ISLAMABAD October 4, 2018: A report launched by World Bank Group’s Doing Business 2019: Training for Reform report released on 31st October, says Pakistan moved up by 11 places in the list of countries providing ease to small and medium businesses. According to the report Pakistan now stands at number 136 in the global ranking and previously it stood at 147th, with an improved score to 55.31, from 52.78 last year. The notable fact is that World Bank is giving this credit to the previous Government in Pakistan which was led by PML-N.
Pointing out factor which has improved Pakistan’s ranking report says that during the 2017, starting a business was made easier by enhancing the online one-stop registration system, replacing several forms for incorporation with a single application, and establishing information exchange between the registry and the tax authority. As a result, the time to start a business was reduced from 20 days to 17 days, while the cost was reduced from 7.9 percent of the income per capita to 6.8 percent. The reform applies to both Karachi and Lahore, the two cities measured by the Doing Business report.

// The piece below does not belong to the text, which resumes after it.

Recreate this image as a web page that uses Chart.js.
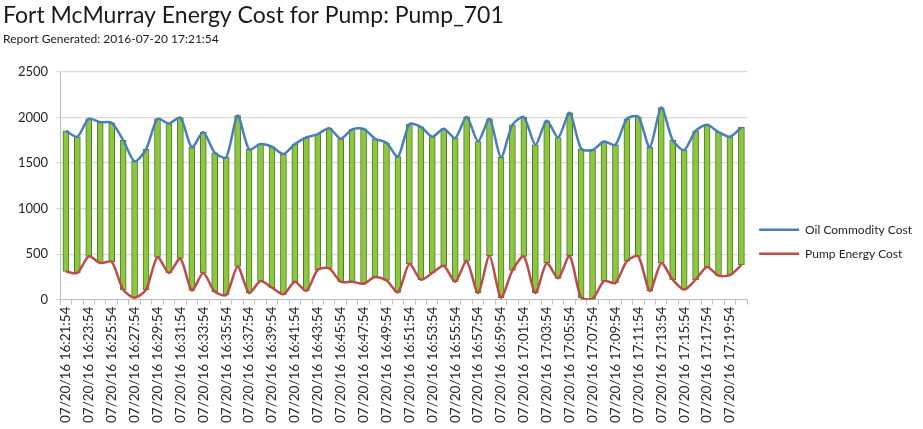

“Today is a better day for the owners of small and medium enterprises in Pakistan. Substantial reforms at both federal and provincial levels over the past year have contributed to this improvement”, said, Illango Patchamuthu, World Bank Country Director for Pakistan. “I believe it is entirely possible for the country to transform the regulatory environment and create a more competitive business environment, however, this improvement needs to be sustained and accelerated”.
While Pakistan’s recent improvements are encouraging, the report however found that local entrepreneurs still face difficulties in many areas such as Enforcing Contracts and Getting Electricity. For instance, it takes almost three years to settle a commercial dispute in Pakistan, compared to the global average of 637 days. And firms in both Karachi and Lahore experience power outages on a daily basis, the WB report claimed.
This year’s report included, for the first time, a gender dimension in three indicators: Starting a Business, Registering Property and Enforcing Contracts. The country needs to pay significant attention to gender aspects, going forward.
The Paying Taxes indicator set has been expanded as well to include measures of post-filing processes relating to tax audits and Value Added Tax refund. Tax audit compliance in Pakistan takes 29 hours, which is considerably less than the regional average of 48 hours, but higher than the global average of 17 hours.
Suggesting changes for further improvements, Report says that there are more opportunities for improvement in many other Doing Business areas. For example, in Getting Electricity and Dealing with Construction Permits, the country ranks 167 and 166, respectively. It takes a business in Pakistan 161 days to obtain an electricity connection, compared to the South Asia regional average of 98 days and the cost is 50 percent more than elsewhere in the region.